-- begin Available data --

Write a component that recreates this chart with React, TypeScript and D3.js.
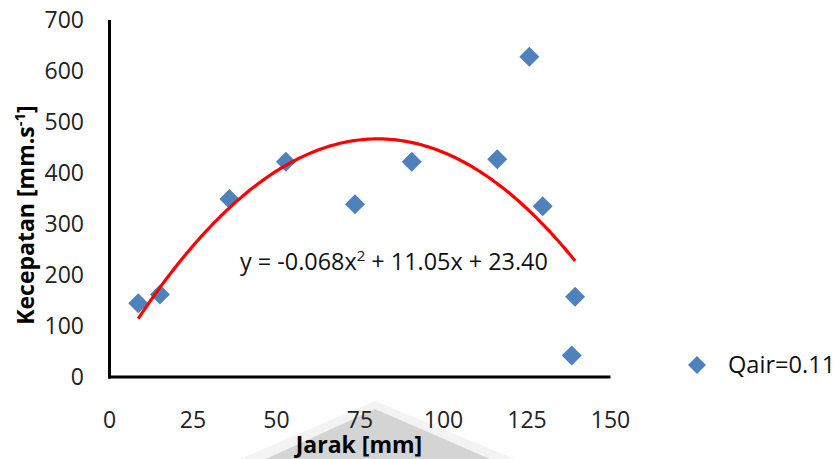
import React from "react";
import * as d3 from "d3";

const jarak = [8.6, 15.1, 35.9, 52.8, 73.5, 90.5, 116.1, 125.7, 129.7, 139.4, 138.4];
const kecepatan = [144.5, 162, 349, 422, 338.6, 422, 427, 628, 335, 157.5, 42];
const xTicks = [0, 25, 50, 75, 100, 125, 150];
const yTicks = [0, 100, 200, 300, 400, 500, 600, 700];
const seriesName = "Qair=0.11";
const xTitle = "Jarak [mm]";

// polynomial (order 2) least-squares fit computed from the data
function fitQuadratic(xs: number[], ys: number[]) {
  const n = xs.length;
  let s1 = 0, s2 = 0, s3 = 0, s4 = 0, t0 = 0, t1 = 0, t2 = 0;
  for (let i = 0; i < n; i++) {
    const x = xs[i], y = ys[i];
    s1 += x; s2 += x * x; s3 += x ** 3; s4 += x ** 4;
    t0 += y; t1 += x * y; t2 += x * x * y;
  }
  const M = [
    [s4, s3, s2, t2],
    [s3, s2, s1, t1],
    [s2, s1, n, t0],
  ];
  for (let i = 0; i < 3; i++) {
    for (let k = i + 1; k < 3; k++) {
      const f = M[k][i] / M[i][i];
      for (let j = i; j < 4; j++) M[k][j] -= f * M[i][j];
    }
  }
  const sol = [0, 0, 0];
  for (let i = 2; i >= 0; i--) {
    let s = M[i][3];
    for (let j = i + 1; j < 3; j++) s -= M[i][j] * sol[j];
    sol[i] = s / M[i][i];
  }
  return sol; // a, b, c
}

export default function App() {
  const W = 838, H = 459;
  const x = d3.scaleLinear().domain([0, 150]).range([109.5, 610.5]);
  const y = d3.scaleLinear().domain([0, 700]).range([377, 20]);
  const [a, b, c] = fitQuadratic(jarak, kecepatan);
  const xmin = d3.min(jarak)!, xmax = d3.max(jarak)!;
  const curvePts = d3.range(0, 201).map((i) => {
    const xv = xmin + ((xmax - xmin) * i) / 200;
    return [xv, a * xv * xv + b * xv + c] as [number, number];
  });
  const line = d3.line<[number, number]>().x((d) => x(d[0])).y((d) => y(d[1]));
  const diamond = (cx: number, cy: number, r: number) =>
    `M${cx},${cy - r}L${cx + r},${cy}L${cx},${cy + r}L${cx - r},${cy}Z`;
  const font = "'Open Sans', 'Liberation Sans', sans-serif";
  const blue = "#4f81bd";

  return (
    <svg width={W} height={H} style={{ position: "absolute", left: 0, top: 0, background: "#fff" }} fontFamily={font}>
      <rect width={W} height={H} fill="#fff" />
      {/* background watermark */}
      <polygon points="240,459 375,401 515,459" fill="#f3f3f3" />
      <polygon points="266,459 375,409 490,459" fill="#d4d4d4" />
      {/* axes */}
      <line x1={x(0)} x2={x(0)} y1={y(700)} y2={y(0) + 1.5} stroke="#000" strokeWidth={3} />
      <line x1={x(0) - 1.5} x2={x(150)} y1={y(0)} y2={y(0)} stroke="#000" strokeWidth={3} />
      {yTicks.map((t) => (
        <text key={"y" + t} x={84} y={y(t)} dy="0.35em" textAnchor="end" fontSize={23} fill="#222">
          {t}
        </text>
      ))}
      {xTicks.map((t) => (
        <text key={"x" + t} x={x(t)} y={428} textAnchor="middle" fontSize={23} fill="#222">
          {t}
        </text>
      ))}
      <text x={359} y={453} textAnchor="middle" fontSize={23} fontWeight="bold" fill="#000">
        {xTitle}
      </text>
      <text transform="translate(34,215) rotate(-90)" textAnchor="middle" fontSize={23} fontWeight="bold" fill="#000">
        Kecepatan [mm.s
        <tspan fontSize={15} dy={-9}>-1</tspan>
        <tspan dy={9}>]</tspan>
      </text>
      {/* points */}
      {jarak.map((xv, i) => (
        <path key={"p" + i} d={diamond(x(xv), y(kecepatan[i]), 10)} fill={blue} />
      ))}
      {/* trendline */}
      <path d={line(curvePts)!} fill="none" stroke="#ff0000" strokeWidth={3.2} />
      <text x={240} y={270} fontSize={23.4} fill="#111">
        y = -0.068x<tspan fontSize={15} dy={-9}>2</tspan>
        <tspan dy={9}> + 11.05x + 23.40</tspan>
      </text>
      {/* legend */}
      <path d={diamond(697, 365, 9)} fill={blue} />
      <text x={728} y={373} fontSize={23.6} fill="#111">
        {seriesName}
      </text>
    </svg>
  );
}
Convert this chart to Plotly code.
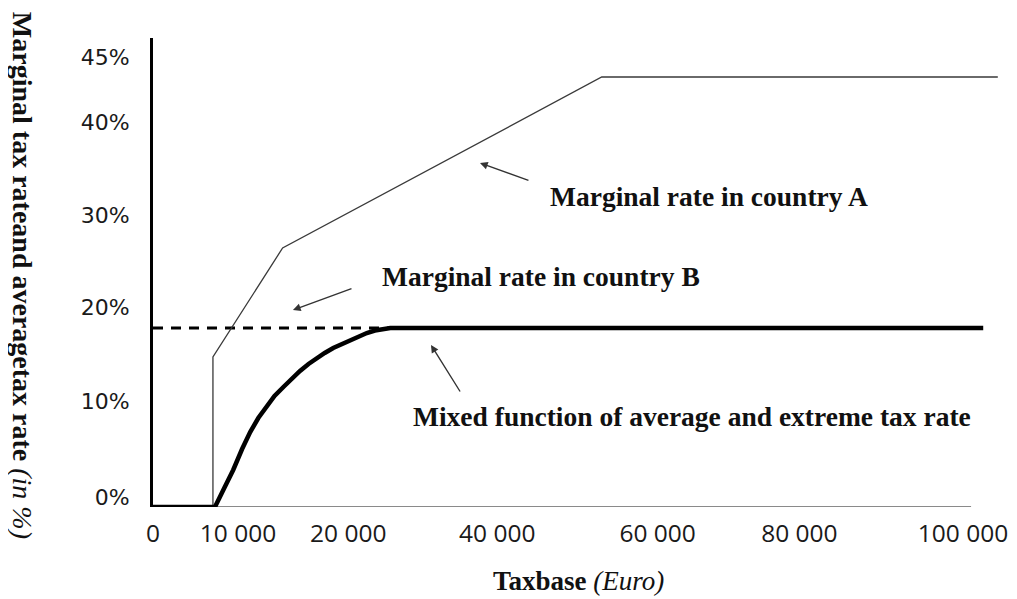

-- end Available data --

**Problem to solve:** Extract, word for word, each line from the top of the data down to and including the line with "import * as"; skip the pictures.

**Output for this task:**
Write a component that recreates this chart with React, TypeScript and D3.js.
import React from "react";
import * as d3 from "d3";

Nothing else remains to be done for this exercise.